A Review of Four Bread Cookbooks

I've been cooking since my early teens. I have cooked french food, Chinese food, and Italian food. At one time, when I was younger and did not have to fight my waistline, I spent months trying to make the perfect chocolate cake.

I grew up in Northern California and all through my childhood I ate sourdough bread. This has given me a lifelong taste for breads that are chewy and flavorful. There was a lot of mystique around sourdough bread. To make it, I was told, you needed a brick-lined oven. Nothing else would do. Also there were no books on baking bread. The intimidating reputation of the breads I like and the lack of cook books combined to scare me off from baking bread (unless Cha Su Bao counts).

Eventually I did manage to overcome my fear of baking bread. I've been actively baking bread for almost a year now and I have used all four of the bread cookbooks reviewed on this Web page. I have also written an related Web page The Tao of Bread. These books, to various degrees, opened up bread making for me.

Before reviewing these four bread cookbooks, I should probably discuss the criteria I use to judge a bread cookbook.

The most important criteria in a cookbook is that its recipes are reliable. If the cook carefully follows the recipes, they should expect to get a decent result. This means that the author should have tested the recipes in a home kitchen. The recipes should also warn of any pitfalls.

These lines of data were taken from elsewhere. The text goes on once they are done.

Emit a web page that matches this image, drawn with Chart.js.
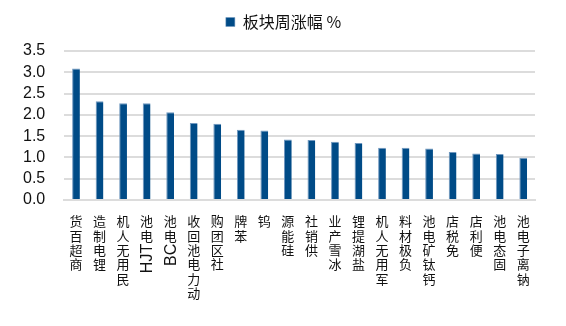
<!DOCTYPE html>
<html lang="zh">
<head>
<meta charset="UTF-8">
<title>板块周涨幅</title>
<script src="https://cdn.jsdelivr.net/npm/chart.js@4.4.1/dist/chart.umd.min.js"></script>
<style>
  html, body { margin: 0; padding: 0; background: #fff; }
  #wrap { width: 566px; height: 326px; }
</style>
</head>
<body>
<div id="wrap"><canvas id="chart" width="566" height="326"></canvas></div>
<script>
// weekly gain by sector, %
const categories = ['商超百货', '锂电制造', '民用无人机', 'HJT电池', 'BC电池', '动力电池回收', '社区团购', '苯牌', '钨', '硅能源',
                    '供销社', '冰雪产业', '盐湖提锂', '军用无人机', '负极材料', '钙钛矿电池', '免税店', '便利店', '固态电池', '钠离子电池'];
const weeklyGain = [3.09, 2.32, 2.27, 2.27, 2.06, 1.81, 1.79, 1.65, 1.63, 1.42,
                    1.41, 1.37, 1.34, 1.23, 1.23, 1.21, 1.13, 1.09, 1.08, 0.99];
const seriesName = '板块周涨幅 %';
const yMin = 0, yMax = 3.5, yStep = 0.5;

const NAVY = '#004b87';
const GRID = '#dcdcdc';

// extra room under the legend so the plot starts lower,
// and the legend centred on the whole canvas rather than the padded box
const legendGap = {
  id: 'legendGap',
  beforeInit(chart) {
    const fit = chart.legend.fit;
    chart.legend.fit = function () {
      fit.call(this);
      this.height += 11;
    };
  },
  afterLayout(chart) {
    chart.legend.left += 14;
    chart.legend.right += 14;
  }
};

// vertical category labels: CJK glyphs stay upright, latin runs are turned
// to read bottom-to-top, and the whole label hangs down from the axis
const verticalLabels = {
  id: 'verticalLabels',
  afterDraw(chart) {
    const ctx = chart.ctx;
    const xs = chart.scales.x;
    const top = chart.chartArea.bottom + 14;
    const cjkFont = '13px "Noto Sans CJK SC", sans-serif';
    const latinFont = '16px "Liberation Sans", Arial, sans-serif';
    const step = 14.4;
    ctx.save();
    ctx.fillStyle = '#111';
    categories.forEach((label, i) => {
      const x = xs.getPixelForValue(i);
      const runs = label.match(/[A-Za-z0-9]+|[^A-Za-z0-9]/g) || [];
      let y = top;
      for (let r = runs.length - 1; r >= 0; r--) {
        const run = runs[r];
        if (/^[A-Za-z0-9]+$/.test(run)) {
          ctx.font = latinFont;
          const w = ctx.measureText(run).width;
          ctx.save();
          ctx.translate(x + 1, y + w + 1);
          ctx.rotate(-Math.PI / 2);
          ctx.textAlign = 'left';
          ctx.textBaseline = 'middle';
          ctx.fillText(run, 0, 0);
          ctx.restore();
          y += w + 3;
        } else {
          ctx.font = cjkFont;
          ctx.textAlign = 'center';
          ctx.textBaseline = 'middle';
          ctx.fillText(run, x, y + step / 2);
          y += step;
        }
      }
    });
    ctx.restore();
  }
};

new Chart(document.getElementById('chart'), {
  type: 'bar',
  data: {
    labels: categories,
    datasets: [{
      label: seriesName,
      data: weeklyGain,
      backgroundColor: NAVY,
      borderColor: '#6f97bf',
      borderWidth: { top: 1, left: 1, right: 0, bottom: 0 },
      categoryPercentage: 1,
      barPercentage: 0.33
    }]
  },
  options: {
    responsive: false,
    animation: false,
    devicePixelRatio: 1,
    layout: { padding: { left: 4, right: 31, top: 4, bottom: 126 } },
    plugins: {
      legend: {
        position: 'top',
        labels: {
          boxWidth: 9,
          boxHeight: 9,
          padding: 10,
          color: '#111',
          font: { size: 16, family: '"Noto Sans CJK SC", sans-serif' }
        }
      },
      tooltip: { enabled: false }
    },
    scales: {
      x: {
        ticks: { display: false },
        grid: { display: false, drawTicks: false },
        border: { display: true, color: GRID, width: 2 }
      },
      y: {
        min: yMin,
        max: yMax,
        ticks: {
          stepSize: yStep,
          autoSkip: false,
          padding: 19,
          color: '#111',
          font: { size: 16, family: '"Liberation Sans", Arial, sans-serif' },
          callback: v => Number(v).toFixed(1)
        },
        grid: { color: GRID, lineWidth: 2, drawTicks: false },
        border: { display: false }
      }
    }
  },
  plugins: [legendGap, verticalLabels]
});
</script>
</body>
</html>
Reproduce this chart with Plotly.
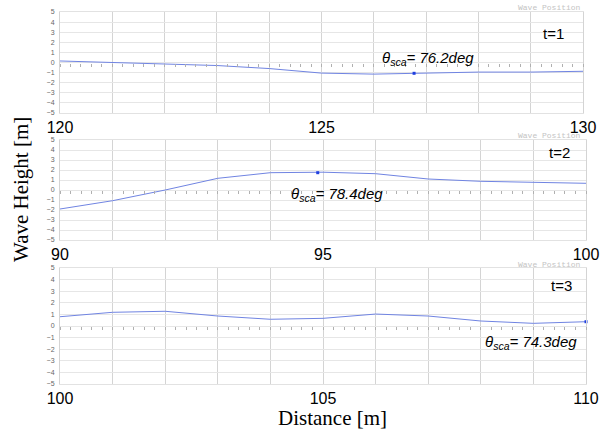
import plotly.graph_objects as go

W, H = 607, 430

# ---- data ----
x1 = [120, 121, 122, 123, 124, 125, 126, 127, 128, 129, 130]
y1 = [0.15, 0.0, -0.1, -0.3, -0.6, -1.05, -1.15, -1.03, -0.95, -0.95, -0.87]
x2 = [90, 91, 92, 93, 94, 95, 96, 97, 98, 99, 100]
y2 = [-1.9, -1.07, 0.0, 1.17, 1.73, 1.78, 1.63, 1.1, 0.87, 0.77, 0.67]
x3 = [100, 101, 102, 103, 104, 105, 106, 107, 108, 109, 110]
y3 = [0.8, 1.18, 1.27, 0.86, 0.58, 0.66, 1.03, 0.86, 0.43, 0.23, 0.37]

dot_x = [126.77, 94.9, 110]
dot_y = [-1.07, 1.73, 0.37]

theta_labels = ["76.2", "78.4", "74.3"]
t_labels = ["t=1", "t=2", "t=3"]
xticks = [[120, 125, 130], [90, 95, 100], [100, 105, 110]]

# ---- layout helpers (pixel -> paper) ----
def px_x(p):
    return p / W

def px_y(p):
    return 1 - p / H

panels = [
    dict(xs=x1, ys=y1, xd=[px_x(60), px_x(583)], yd=[px_y(113), px_y(12)]),
    dict(xs=x2, ys=y2, xd=[px_x(60), px_x(586)], yd=[px_y(240), px_y(140)]),
    dict(xs=x3, ys=y3, xd=[px_x(60), px_x(586)], yd=[px_y(384), px_y(268)]),
]

fig = go.Figure()
layout = dict(
    width=W, height=H, autosize=False,
    margin=dict(l=0, r=0, t=0, b=0, autoexpand=False),
    paper_bgcolor="white", plot_bgcolor="white",
    showlegend=False,
    font=dict(family="Liberation Sans, Arial", color="black"),
)

line_color = "#7084e2"
dot_color = "#1f3fe0"
annotations = []

for i, p in enumerate(panels):
    n = i + 1
    xa = "x" if n == 1 else f"x{n}"
    ya = "y" if n == 1 else f"y{n}"
    xa_key = "xaxis" if n == 1 else f"xaxis{n}"
    ya_key = "yaxis" if n == 1 else f"yaxis{n}"
    tick_ax_n = n + 3
    tick_xa = f"x{tick_ax_n}"
    tick_xa_key = f"xaxis{tick_ax_n}"

    xs, ys = p["xs"], p["ys"]
    lo, hi = xs[0], xs[-1]

    fig.add_trace(go.Scatter(
        x=xs, y=ys, mode="lines", xaxis=xa, yaxis=ya,
        line=dict(color=line_color, width=1), hoverinfo="skip"))
    fig.add_trace(go.Scatter(
        x=[dot_x[i]], y=[dot_y[i]], mode="markers", xaxis=xa, yaxis=ya,
        marker=dict(color=dot_color, size=3, symbol="square"),
        cliponaxis=False, hoverinfo="skip"))
    # invisible trace to activate the zero-line tick axis
    fig.add_trace(go.Scatter(
        x=[lo], y=[0], mode="markers", xaxis=tick_xa, yaxis=ya,
        marker=dict(opacity=0), hoverinfo="skip"))

    layout[xa_key] = dict(
        domain=p["xd"], anchor=ya, range=[lo, hi], automargin=False,
        tickmode="array", tickvals=xticks[i],
        ticktext=[str(v) for v in xticks[i]],
        tickfont=dict(size=16, family="Liberation Sans, Arial", color="black"),
        showgrid=True, gridcolor="#d4d4d4", gridwidth=1,
        minor=dict(dtick=1, tick0=lo, showgrid=True, gridcolor="#d4d4d4", gridwidth=1),
        showline=True, linecolor="#e2e2e2", linewidth=1, mirror=True,
        zeroline=False, ticks="",
    )
    layout[ya_key] = dict(
        domain=p["yd"], anchor=xa, range=[-5, 5], automargin=False,
        tickmode="linear", tick0=-5, dtick=1,
        tickfont=dict(size=7, color="#666666"),
        showgrid=True, gridcolor="#e6e6e6", gridwidth=1,
        showline=True, linecolor="#d4d4d4", linewidth=1, mirror=True,
        zeroline=False, ticks="", ticklabelstandoff=3,
    )
    zero_pos = p["yd"][0] + (p["yd"][1] - p["yd"][0]) * 0.5
    layout[tick_xa_key] = dict(
        overlaying=xa, anchor="free", position=zero_pos, automargin=False,
        range=[lo, hi], tickmode="linear", tick0=lo, dtick=0.2,
        ticks="outside", ticklen=3, tickwidth=1, tickcolor="#b0b0b0",
        showticklabels=False, showgrid=False, zeroline=False, showline=False,
    )

    # "Wave Position" small caption
    wp_y = [7, 136, 264][i]
    annotations.append(dict(
        text="Wave Position", xref="paper", yref="paper",
        x=px_x(549), y=px_y(wp_y), xanchor="center", yanchor="middle",
        showarrow=False, font=dict(family="Liberation Mono, DejaVu Sans Mono", size=8, color="#c4c4c4")))
    # t=n label
    tx = [553, 559, 561][i]
    ty = [33, 152, 285][i]
    annotations.append(dict(
        text=t_labels[i], xref="paper", yref="paper",
        x=px_x(tx), y=px_y(ty), xanchor="center", yanchor="middle",
        showarrow=False, font=dict(size=15, color="black")))
    # theta annotation
    thx = [380, 289, 483][i]
    thy = [58, 195, 342][i]
    annotations.append(dict(
        text=f"<i>θ<sub>sca</sub>= {theta_labels[i]}deg</i>",
        xref="paper", yref="paper",
        x=px_x(thx), y=px_y(thy), xanchor="left", yanchor="middle",
        showarrow=False, font=dict(size=15, color="black")))

annotations.append(dict(
    text="Wave Height [m]", xref="paper", yref="paper",
    x=px_x(21), y=px_y(190), xanchor="center", yanchor="middle",
    textangle=-90, showarrow=False,
    font=dict(family="Liberation Serif, Times New Roman", size=21, color="black")))
annotations.append(dict(
    text="Distance [m]", xref="paper", yref="paper",
    x=px_x(333), y=px_y(418), xanchor="center", yanchor="middle",
    showarrow=False,
    font=dict(family="Liberation Serif, Times New Roman", size=21, color="black")))

layout["annotations"] = annotations
fig.update_layout(**layout)
fig.write_html(
    "out.html",
    config={"displayModeBar": False},
    post_script="document.body.style.margin='0';document.body.style.overflow='hidden';",
)
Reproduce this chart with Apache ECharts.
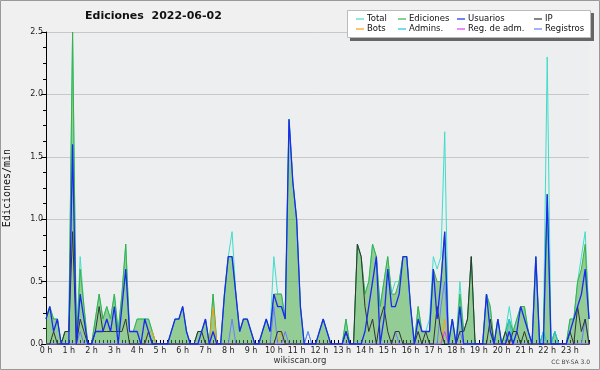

I am still mad at Mark Miller (author of the Coyote Cafe Cookbook) whose recipe for Chicken Mole had me refry the Mole sauce without warning me that the stuff would bubble like hot mud when poured (as directed) into a hot frying pan. I got Mole sauce all over my kitchen wall and my dinner guest and I spent an hour getting it off.

The bread recipes that I look for are for breads that have a good texture and are full of flavor. When I make sourdough bread, I want a crunchy crust and a soft but chewy inside. I have judged the cookbooks reviewed here on whether their recipes have helped me achieve this result.